Task goal: Skip the pictures. Transcribe the rest of the data below without changing a word.

Dataset section:

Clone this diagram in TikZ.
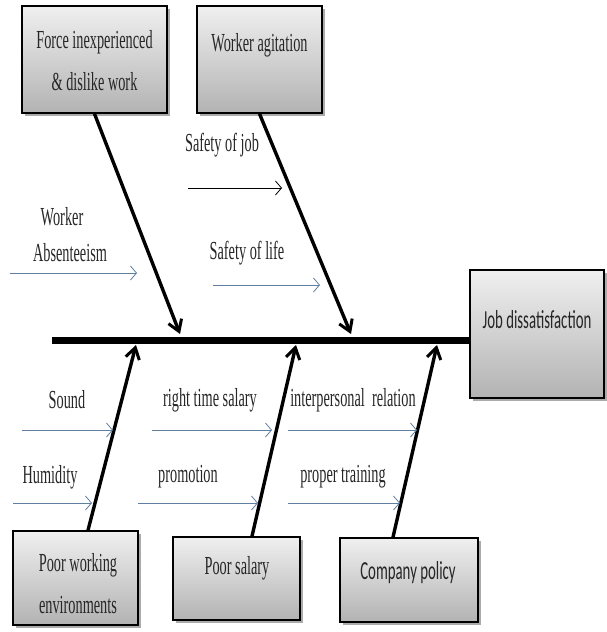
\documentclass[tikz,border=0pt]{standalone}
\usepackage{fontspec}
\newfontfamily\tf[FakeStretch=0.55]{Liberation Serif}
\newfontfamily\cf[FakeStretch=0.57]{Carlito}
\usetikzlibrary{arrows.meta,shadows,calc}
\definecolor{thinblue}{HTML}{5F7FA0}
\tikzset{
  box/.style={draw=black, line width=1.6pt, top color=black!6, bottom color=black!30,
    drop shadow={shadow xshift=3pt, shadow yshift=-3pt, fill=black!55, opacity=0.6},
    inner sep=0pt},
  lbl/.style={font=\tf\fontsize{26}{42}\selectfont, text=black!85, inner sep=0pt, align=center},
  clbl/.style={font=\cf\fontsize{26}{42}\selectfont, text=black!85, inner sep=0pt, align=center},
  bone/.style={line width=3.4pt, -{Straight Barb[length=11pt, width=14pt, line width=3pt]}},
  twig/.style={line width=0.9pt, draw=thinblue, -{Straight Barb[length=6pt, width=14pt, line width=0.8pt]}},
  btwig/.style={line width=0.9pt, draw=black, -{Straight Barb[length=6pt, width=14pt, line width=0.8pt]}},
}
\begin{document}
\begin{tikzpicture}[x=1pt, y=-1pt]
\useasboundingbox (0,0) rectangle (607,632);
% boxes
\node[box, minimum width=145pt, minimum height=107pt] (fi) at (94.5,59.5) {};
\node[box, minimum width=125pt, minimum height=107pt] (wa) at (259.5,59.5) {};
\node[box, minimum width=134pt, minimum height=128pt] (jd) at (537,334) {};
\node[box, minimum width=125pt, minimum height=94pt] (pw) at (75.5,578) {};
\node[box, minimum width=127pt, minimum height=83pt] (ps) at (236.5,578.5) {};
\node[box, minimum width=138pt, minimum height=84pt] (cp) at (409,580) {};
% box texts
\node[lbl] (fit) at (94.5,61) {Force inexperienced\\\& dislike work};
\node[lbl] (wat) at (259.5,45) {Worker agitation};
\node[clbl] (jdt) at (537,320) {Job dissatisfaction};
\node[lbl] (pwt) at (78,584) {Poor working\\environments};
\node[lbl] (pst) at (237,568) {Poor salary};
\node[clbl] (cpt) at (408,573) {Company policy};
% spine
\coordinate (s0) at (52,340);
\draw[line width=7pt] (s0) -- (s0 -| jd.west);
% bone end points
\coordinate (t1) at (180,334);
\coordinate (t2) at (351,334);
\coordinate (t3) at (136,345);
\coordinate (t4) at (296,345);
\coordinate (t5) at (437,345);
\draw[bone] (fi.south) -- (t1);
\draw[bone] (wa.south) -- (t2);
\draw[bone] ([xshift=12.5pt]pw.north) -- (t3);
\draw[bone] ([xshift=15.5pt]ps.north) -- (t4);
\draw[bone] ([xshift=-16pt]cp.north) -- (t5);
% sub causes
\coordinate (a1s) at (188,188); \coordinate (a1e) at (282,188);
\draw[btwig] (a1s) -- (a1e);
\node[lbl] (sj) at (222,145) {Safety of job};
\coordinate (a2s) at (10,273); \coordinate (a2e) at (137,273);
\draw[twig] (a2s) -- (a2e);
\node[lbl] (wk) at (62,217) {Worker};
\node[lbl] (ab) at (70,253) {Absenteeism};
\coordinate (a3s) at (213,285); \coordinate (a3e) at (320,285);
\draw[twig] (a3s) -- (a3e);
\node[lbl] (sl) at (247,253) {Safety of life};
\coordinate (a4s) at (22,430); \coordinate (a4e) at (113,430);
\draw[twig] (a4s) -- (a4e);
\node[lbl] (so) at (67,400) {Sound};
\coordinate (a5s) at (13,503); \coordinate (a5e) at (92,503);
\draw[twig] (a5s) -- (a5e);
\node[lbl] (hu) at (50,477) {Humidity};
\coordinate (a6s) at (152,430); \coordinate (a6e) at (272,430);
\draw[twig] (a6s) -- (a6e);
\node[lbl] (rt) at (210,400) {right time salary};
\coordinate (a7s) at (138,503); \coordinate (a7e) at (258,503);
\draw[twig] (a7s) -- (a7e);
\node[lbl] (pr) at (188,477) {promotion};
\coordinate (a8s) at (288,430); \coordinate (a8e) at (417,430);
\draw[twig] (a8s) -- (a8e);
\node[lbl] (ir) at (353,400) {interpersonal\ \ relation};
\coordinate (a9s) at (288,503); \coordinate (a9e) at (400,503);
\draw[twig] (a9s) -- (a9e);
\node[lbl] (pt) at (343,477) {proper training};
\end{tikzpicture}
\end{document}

Response to this task:
Clone this diagram in TikZ.
\documentclass[tikz,border=0pt]{standalone}
\usepackage{fontspec}
\newfontfamily\tf[FakeStretch=0.55]{Liberation Serif}
\newfontfamily\cf[FakeStretch=0.57]{Carlito}
\usetikzlibrary{arrows.meta,shadows,calc}
\definecolor{thinblue}{HTML}{5F7FA0}
\tikzset{
  box/.style={draw=black, line width=1.6pt, top color=black!6, bottom color=black!30,
    drop shadow={shadow xshift=3pt, shadow yshift=-3pt, fill=black!55, opacity=0.6},
    inner sep=0pt},
  lbl/.style={font=\tf\fontsize{26}{42}\selectfont, text=black!85, inner sep=0pt, align=center},
  clbl/.style={font=\cf\fontsize{26}{42}\selectfont, text=black!85, inner sep=0pt, align=center},
  bone/.style={line width=3.4pt, -{Straight Barb[length=11pt, width=14pt, line width=3pt]}},
  twig/.style={line width=0.9pt, draw=thinblue, -{Straight Barb[length=6pt, width=14pt, line width=0.8pt]}},
  btwig/.style={line width=0.9pt, draw=black, -{Straight Barb[length=6pt, width=14pt, line width=0.8pt]}},
}
\begin{document}
\begin{tikzpicture}[x=1pt, y=-1pt]
\useasboundingbox (0,0) rectangle (607,632);
% boxes
\node[box, minimum width=145pt, minimum height=107pt] (fi) at (94.5,59.5) {};
\node[box, minimum width=125pt, minimum height=107pt] (wa) at (259.5,59.5) {};
\node[box, minimum width=134pt, minimum height=128pt] (jd) at (537,334) {};
\node[box, minimum width=125pt, minimum height=94pt] (pw) at (75.5,578) {};
\node[box, minimum width=127pt, minimum height=83pt] (ps) at (236.5,578.5) {};
\node[box, minimum width=138pt, minimum height=84pt] (cp) at (409,580) {};
% box texts
\node[lbl] (fit) at (94.5,61) {Force inexperienced\\\& dislike work};
\node[lbl] (wat) at (259.5,45) {Worker agitation};
\node[clbl] (jdt) at (537,320) {Job dissatisfaction};
\node[lbl] (pwt) at (78,584) {Poor working\\environments};
\node[lbl] (pst) at (237,568) {Poor salary};
\node[clbl] (cpt) at (408,573) {Company policy};
% spine
\coordinate (s0) at (52,340);
\draw[line width=7pt] (s0) -- (s0 -| jd.west);
% bone end points
\coordinate (t1) at (180,334);
\coordinate (t2) at (351,334);
\coordinate (t3) at (136,345);
\coordinate (t4) at (296,345);
\coordinate (t5) at (437,345);
\draw[bone] (fi.south) -- (t1);
\draw[bone] (wa.south) -- (t2);
\draw[bone] ([xshift=12.5pt]pw.north) -- (t3);
\draw[bone] ([xshift=15.5pt]ps.north) -- (t4);
\draw[bone] ([xshift=-16pt]cp.north) -- (t5);
% sub causes
\coordinate (a1s) at (188,188); \coordinate (a1e) at (282,188);
\draw[btwig] (a1s) -- (a1e);
\node[lbl] (sj) at (222,145) {Safety of job};
\coordinate (a2s) at (10,273); \coordinate (a2e) at (137,273);
\draw[twig] (a2s) -- (a2e);
\node[lbl] (wk) at (62,217) {Worker};
\node[lbl] (ab) at (70,253) {Absenteeism};
\coordinate (a3s) at (213,285); \coordinate (a3e) at (320,285);
\draw[twig] (a3s) -- (a3e);
\node[lbl] (sl) at (247,253) {Safety of life};
\coordinate (a4s) at (22,430); \coordinate (a4e) at (113,430);
\draw[twig] (a4s) -- (a4e);
\node[lbl] (so) at (67,400) {Sound};
\coordinate (a5s) at (13,503); \coordinate (a5e) at (92,503);
\draw[twig] (a5s) -- (a5e);
\node[lbl] (hu) at (50,477) {Humidity};
\coordinate (a6s) at (152,430); \coordinate (a6e) at (272,430);
\draw[twig] (a6s) -- (a6e);
\node[lbl] (rt) at (210,400) {right time salary};
\coordinate (a7s) at (138,503); \coordinate (a7e) at (258,503);
\draw[twig] (a7s) -- (a7e);
\node[lbl] (pr) at (188,477) {promotion};
\coordinate (a8s) at (288,430); \coordinate (a8e) at (417,430);
\draw[twig] (a8s) -- (a8e);
\node[lbl] (ir) at (353,400) {interpersonal\ \ relation};
\coordinate (a9s) at (288,503); \coordinate (a9e) at (400,503);
\draw[twig] (a9s) -- (a9e);
\node[lbl] (pt) at (343,477) {proper training};
\end{tikzpicture}
\end{document}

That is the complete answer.